The Site Reliability Engineer position is a remote role based in the United States, posted by Jobgether on behalf of McAfee.
The engineer will maintain high service levels, including availability, latency, and reliability to meet customer needs while reducing friction in managing changes.
Responsibilities include collaborating closely with DevOps, Engineering, and support teams to ensure services are scalable, secure, and performant.
The role involves monitoring critical production environments, troubleshooting incidents, automating processes, and continuously improving service reliability.
The engineer will support mission-critical applications with a focus on observability, incident response, and seamless integration with IT service operations.
Key accountabilities include proactively monitoring production environments, troubleshooting and escalating problems, managing the incident lifecycle, and collaborating with teams to maintain service reliability.
The engineer will automate processes to reduce Mean Time to Detect (MTTD) and Mean Time to Restore (MTTR), maintain security event responsiveness, and participate early in the software development lifecycle.
Documentation of processes and regular updates to operational knowledge bases are required.
Effective communication with stakeholders and leadership regarding high-priority incidents and service status is essential.
Requirements:
Candidates should have 1 to 3+ years of experience in software development, SRE, DevOps, or systems engineering roles.
A proven track record managing large-scale, highly available production systems with a SLA of greater than 99.95%, preferably in cloud environments, is required.

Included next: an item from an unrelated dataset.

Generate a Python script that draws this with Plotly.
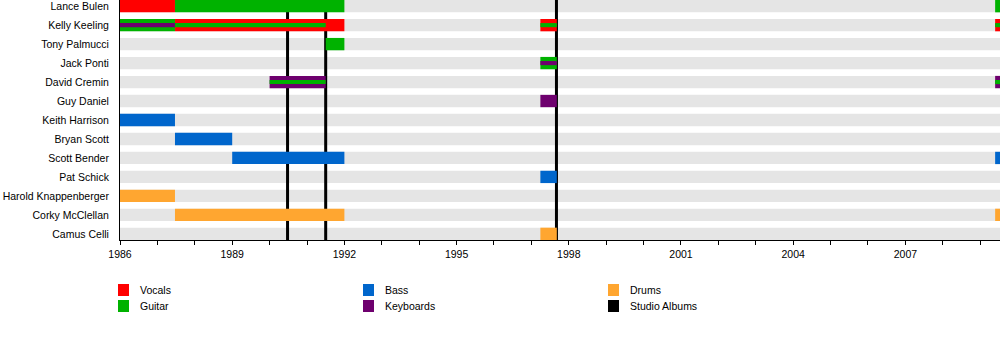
import plotly.graph_objects as go

# ---------------- data ----------------
members = ["Lance Bulen", "Kelly Keeling", "Tony Palmucci", "Jack Ponti", "David Cremin",
           "Guy Daniel", "Keith Harrison", "Bryan Scott", "Scott Bender", "Pat Schick",
           "Harold Knappenberger", "Corky McClellan", "Camus Celli"]

roles = ["Vocals", "Guitar", "Bass", "Keyboards", "Drums", "Studio Albums"]
role_colors = {"Vocals": "#FF0000", "Guitar": "#00B200", "Bass": "#0066CC",
               "Keyboards": "#6E006E", "Drums": "#FFA630", "Studio Albums": "#000000"}

# main bars
bar_member = ["Lance Bulen", "Lance Bulen", "Lance Bulen",
              "Kelly Keeling", "Kelly Keeling", "Kelly Keeling", "Kelly Keeling",
              "Tony Palmucci", "Jack Ponti", "David Cremin", "David Cremin",
              "Guy Daniel", "Keith Harrison", "Bryan Scott", "Scott Bender", "Scott Bender",
              "Pat Schick", "Harold Knappenberger", "Corky McClellan", "Corky McClellan",
              "Camus Celli"]
bar_role = ["Vocals", "Guitar", "Guitar",
            "Guitar", "Vocals", "Vocals", "Vocals",
            "Guitar", "Guitar", "Keyboards", "Keyboards",
            "Keyboards", "Bass", "Bass", "Bass", "Bass",
            "Bass", "Drums", "Drums", "Drums",
            "Drums"]
bar_start = [1986.0, 1987.47, 2009.40,
             1986.0, 1987.47, 1997.24, 2009.40,
             1991.50, 1997.24, 1990.0, 2009.40,
             1997.24, 1986.0, 1987.47, 1989.0, 2009.40,
             1997.24, 1986.0, 1987.47, 2009.40,
             1997.24]
bar_end = [1987.47, 1992.0, 2010.0,
           1987.47, 1992.0, 1997.68, 2010.0,
           1992.0, 1997.68, 1991.5, 2010.0,
           1997.68, 1987.47, 1989.0, 1992.0, 2010.0,
           1997.68, 1987.47, 1992.0, 2010.0,
           1997.68]

# secondary role stripes
stripe_member = ["Kelly Keeling", "Kelly Keeling", "Kelly Keeling", "Kelly Keeling",
                 "Jack Ponti", "David Cremin", "David Cremin"]
stripe_role = ["Keyboards", "Guitar", "Guitar", "Guitar",
               "Keyboards", "Guitar", "Guitar"]
stripe_start = [1986.0, 1987.47, 1997.24, 2009.40, 1997.24, 1990.0, 2009.40]
stripe_end = [1987.47, 1991.5, 1997.68, 2010.0, 1997.68, 1991.5, 2010.0]

album_years = [1990.48, 1991.5, 1997.67]

tick_years = [1986, 1989, 1992, 1995, 1998, 2001, 2004, 2007]

# ---------------- layout helpers ----------------
X0, X1 = 1986.0, 2009.53
W, H = 1000, 360
ML, MR, MT, MB = 120, 0, 0, 120
PW, PH = W - ML - MR, H - MT - MB
ROW_PX = PH / len(members)
BAR_H = 12 / ROW_PX
STRIPE_H = 4 / ROW_PX
Y_BOTTOM = len(members) - 1 + 6 / ROW_PX
Y_TOP = -6 / ROW_PX
idx = {m: i for i, m in enumerate(members)}

fig = go.Figure()

# main bars, grouped by role
for r in roles[:-1]:
    sel = [k for k in range(len(bar_member)) if bar_role[k] == r]
    if not sel:
        continue
    fig.add_trace(go.Bar(
        orientation="h",
        y=[idx[bar_member[k]] for k in sel],
        base=[bar_start[k] for k in sel],
        x=[bar_end[k] - bar_start[k] for k in sel],
        width=BAR_H, marker=dict(color=role_colors[r], line=dict(width=0)),
        showlegend=False, hoverinfo="skip"))

for r in roles[:-1]:
    sel = [k for k in range(len(stripe_member)) if stripe_role[k] == r]
    if not sel:
        continue
    fig.add_trace(go.Bar(
        orientation="h",
        y=[idx[stripe_member[k]] for k in sel],
        base=[stripe_start[k] for k in sel],
        x=[stripe_end[k] - stripe_start[k] for k in sel],
        width=STRIPE_H, marker=dict(color=role_colors[r], line=dict(width=0)),
        showlegend=False, hoverinfo="skip"))

shapes = []
# gray row backgrounds
for i in range(len(members)):
    shapes.append(dict(type="rect", xref="x", yref="y", x0=X0, x1=X1,
                       y0=i - BAR_H / 2, y1=i + BAR_H / 2,
                       fillcolor="#E5E5E5", line=dict(width=0), layer="below"))
# album lines
for a in album_years:
    shapes.append(dict(type="line", xref="x", yref="y", x0=a, x1=a, y0=Y_BOTTOM, y1=Y_TOP,
                       line=dict(color="black", width=3), layer="below"))


def px_x(p):
    return (p - ML) / PW


def px_y(p):
    return (MT + PH - p) / PH


annotations = []
legend_cols = [118, 363, 608]
legend_rows = [284, 300]
legend_order = [["Vocals", "Guitar"], ["Bass", "Keyboards"], ["Drums", "Studio Albums"]]
for c, col in enumerate(legend_order):
    for rr, name in enumerate(col):
        x = legend_cols[c]
        y = legend_rows[rr]
        shapes.append(dict(type="rect", xref="paper", yref="paper",
                           x0=px_x(x), x1=px_x(x + 11), y0=px_y(y + 12), y1=px_y(y),
                           fillcolor=role_colors[name], line=dict(width=0)))
        annotations.append(dict(xref="paper", yref="paper", x=px_x(x + 20), y=px_y(y + 6),
                                text=name, showarrow=False, xanchor="left", yanchor="middle",
                                font=dict(size=10.5, color="#000000")))

fig.update_layout(
    width=W, height=H,
    margin=dict(l=ML, r=MR, t=MT, b=MB, pad=0, autoexpand=False),
    paper_bgcolor="white", plot_bgcolor="white",
    barmode="overlay",
    font=dict(family="Liberation Sans, Arial, sans-serif", size=10.5, color="#000000"),
    shapes=shapes, annotations=annotations,
    xaxis=dict(range=[X0, X1], showgrid=False, zeroline=False, automargin=False,
               showline=True, linecolor="black", linewidth=1,
               tickmode="array", tickvals=tick_years, ticktext=[str(t) for t in tick_years],
               ticks="outside", ticklen=4, tickcolor="black", tickwidth=1,
               minor=dict(dtick=1, tick0=1986, ticks="outside", ticklen=4,
                          tickcolor="black", tickwidth=1),
               tickfont=dict(size=10.5), ticklabeloverflow="allow"),
    yaxis=dict(range=[Y_BOTTOM, Y_TOP], automargin=False,
               tickmode="array", tickvals=list(range(len(members))), ticktext=members,
               showgrid=False, zeroline=False, showline=True, linecolor="black", linewidth=1,
               ticks="", ticklabelstandoff=8, tickfont=dict(size=10.5),
               ticklabeloverflow="allow"),
)

fig.write_html("out.html", config={"displayModeBar": False},
               post_script="document.body.style.margin='0px';")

Strong troubleshooting, debugging, and root cause analysis skills are necessary.
Experience with monitoring, logging, and application performance management tools such as Grafana, CloudWatch, or similar is expected.
Familiarity with CI/CD tools like Git, Jenkins, or Harness is required.
Hands-on experience with container technologies, including Kubernetes and Docker, is essential.
Candidates should be comfortable working with both Windows and Linux operating systems.
A solid understanding of AWS cloud services, including serverless and containerized workloads, is necessary.
Excellent communication skills and the ability to collaborate across teams and time zones are required.
Preferred certifications include ITIL, HDI, AWS, or other cloud-related credentials.
Willingness to work some non-standard hours to support global teams is expected.
Benefits:
The position offers competitive compensation and a bonus program.
Comprehensive medical, dental, and vision coverage is provided.
Paid time off and paid parental leave are included in the benefits package.
Pension and retirement plans are available for employees.
Flexible work hours and support for community involvement are offered.
The company promotes an inclusive work environment that embraces diversity and encourages authenticity.